Wednesday, October 05, 2005

A visit to Holland

Sorry for the break in logging. I spent ten days in Holland and came back on Saturday morning. This week my dad and my brother are in town. My dad is here for business, my brother came along for fun, to see where his sister is living now. It's his first time in Armenia, so he's spending his time sightseeing. He seems to be having a nice time so far.

For the first couple of days in Holland I walked around like in a bubble - this feeling got less after a few days, but it never went away entirely. I kept feeling detached, like I was observing things from a distance. Usually, when I returned from Armenia I would walk around cultureshocked for the first few days, but somewhat to my surprise, that wasn't the case this time. Maybe because I knew I wouldn't stay and because of this detachment I felt. I should probably rephrase that to: I knew I wouldn't stay and so I kept feeling detached from life in Holland.

There were some things I did enjoy while in Holland: being able to take a warm shower in the morning without having to wait at least an hour until the water is warm enough, reading the morning newspaper over coffee and breakfast, taking the train (and not having to sit in an overcrowded marshrutka!), taking a walk near the sea. But I did miss some things as well: the view of Ararat from our apartment window, the mountains in general (Holland is so flat and there are signs of human presence everywhere you look!) and in a funny way I missed the chaotic traffic in Yerevan. One of the first days I was riding in a car and I caught myself thinking: "Wow! All the drivers keep to the right lane!" Yes, it's true: that is really what I thought!! I guess that's how used I got to Yerevan traffic. And I had to get used to wearing a seat belt again. One time I took a taxi from the train station and I forgot to put the seat belt on. The taxi driver noticed that and waited, because he apparently didn't want to leave with me not wearing the seat belt. He didn't say anything at first however, and I had no clue what he was waiting for! Turned out it was my seat belt!

I met most of my friends again, which was fun, having dinner together, catching up. Fortunately, the weather was great, so we were often able to have lunch or dinner outside in the garden or at an outside cafe. I can't remember the weather in Holland ever having been this nice in late September. Also I sorted out lots of stuff in my old apartment. My brother is living there now and he kindly but decidedly ordered me to clean out more closet space for him. It was surprising how easy it was to make the decision to throw things away now that I hadn't seen or been around them for some time and how easy it was to adjust to my apartment no longer being mine and to being a guest in the same apartment I used to live in for over six years.
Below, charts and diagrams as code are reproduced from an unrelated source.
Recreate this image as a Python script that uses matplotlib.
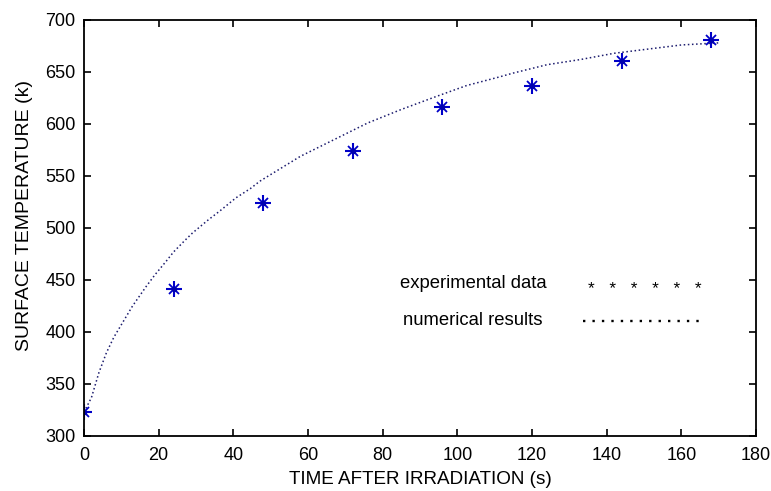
import matplotlib
matplotlib.use("Agg")
import matplotlib.pyplot as plt

# experimental data
exp_t = [0, 24, 48, 72, 96, 120, 144, 168]
exp_T = [323, 441, 524, 574, 616, 637, 661, 681]

# numerical results
num_t = [0, 2, 4, 6, 8, 10, 13, 16.7, 19, 22, 24, 27, 29, 33, 36.6, 40.7, 44.6,
         47.1, 58, 67, 76, 85, 94, 102.5, 111, 115, 124, 133, 142, 151, 160, 170]
num_T = [323, 337, 361, 380, 395, 407, 425, 444, 455, 468, 477, 488, 495, 507, 517,
         529, 538, 545, 569, 585, 601, 614, 626, 637, 645, 649, 657, 662, 668, 672,
         676, 678]

x_ticks = [0, 20, 40, 60, 80, 100, 120, 140, 160, 180]
y_ticks = [300, 350, 400, 450, 500, 550, 600, 650, 700]

plt.rcParams['font.family'] = ['Liberation Sans', 'DejaVu Sans']

fig = plt.figure(figsize=(7.71, 4.91), dpi=100)
ax = fig.add_axes([84/771, 55/491, 672/771, 416/491])

ax.plot(num_t, num_T, linestyle=(0, (1, 1.7)), color='#1c1c6e', linewidth=1.1)
ax.plot(exp_t, exp_T, linestyle='none', marker='+', ms=12, mew=1.5, color='#0000c8')
ax.plot(exp_t, exp_T, linestyle='none', marker='x', ms=7, mew=1.3, color='#0000c8')
ax.plot(exp_t, exp_T, linestyle='none', marker='o', ms=4, mew=0, color='#0000b0')

# in-axes key
ax.text(84.6, 447, 'experimental data', fontsize=13.3, va='center', ha='left')
ax.text(85.5, 410.6, 'numerical results', fontsize=13.3, va='center', ha='left')
ax.text(134.9, 441, '*   *   *   *   *   *', fontsize=12.5, va='center', ha='left')
ax.plot([133.6, 165], [411, 411], linestyle=(0, (1, 3)), color='black', linewidth=1.7)

ax.set_xlim(0, 180)
ax.set_ylim(300, 700)
ax.set_xticks(x_ticks)
ax.set_yticks(y_ticks)
ax.tick_params(direction='in', length=5, width=1.2, top=True, right=True,
               labelsize=13)
ax.tick_params(axis='x', pad=8)
ax.tick_params(axis='y', pad=6)
for s in ax.spines.values():
    s.set_linewidth(1.3)

ax.set_xlabel('TIME AFTER IRRADIATION (s)', fontsize=13.6, labelpad=5)
ax.set_ylabel('SURFACE TEMPERATURE (k)', fontsize=14)
ax.yaxis.set_label_coords(-0.076, 0.529)

fig.savefig('out.png', dpi=100)
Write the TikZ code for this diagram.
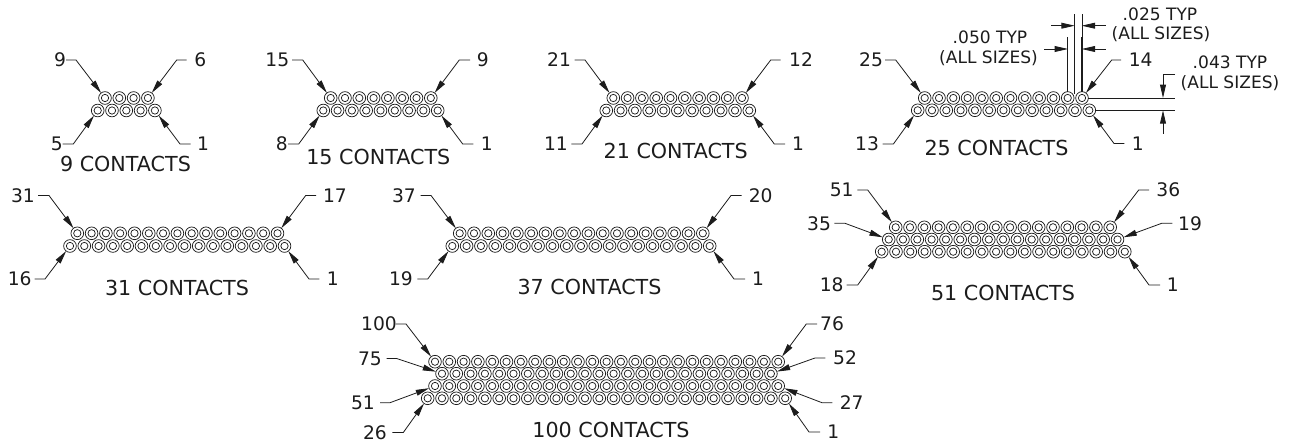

It feels really good to be back home in Yerevan. It felt slightly weird being back in Holland, but it also made me realize that my home is no longer there: it is here in Armenia. Already while the plane was descending to Amsterdam Airport, I realized that I was happy I would leave again in ten days. While being back in Holland, I realized how glad I am that I moved to Armenia, how much I have there: good friends, my boyfriend, being able to work on projects that I enjoy working on, that I do with my heart. Not to say that everything in Armenia is always going supersmoothly, but despite that, I generally get much more satisfaction from my life in Armenia.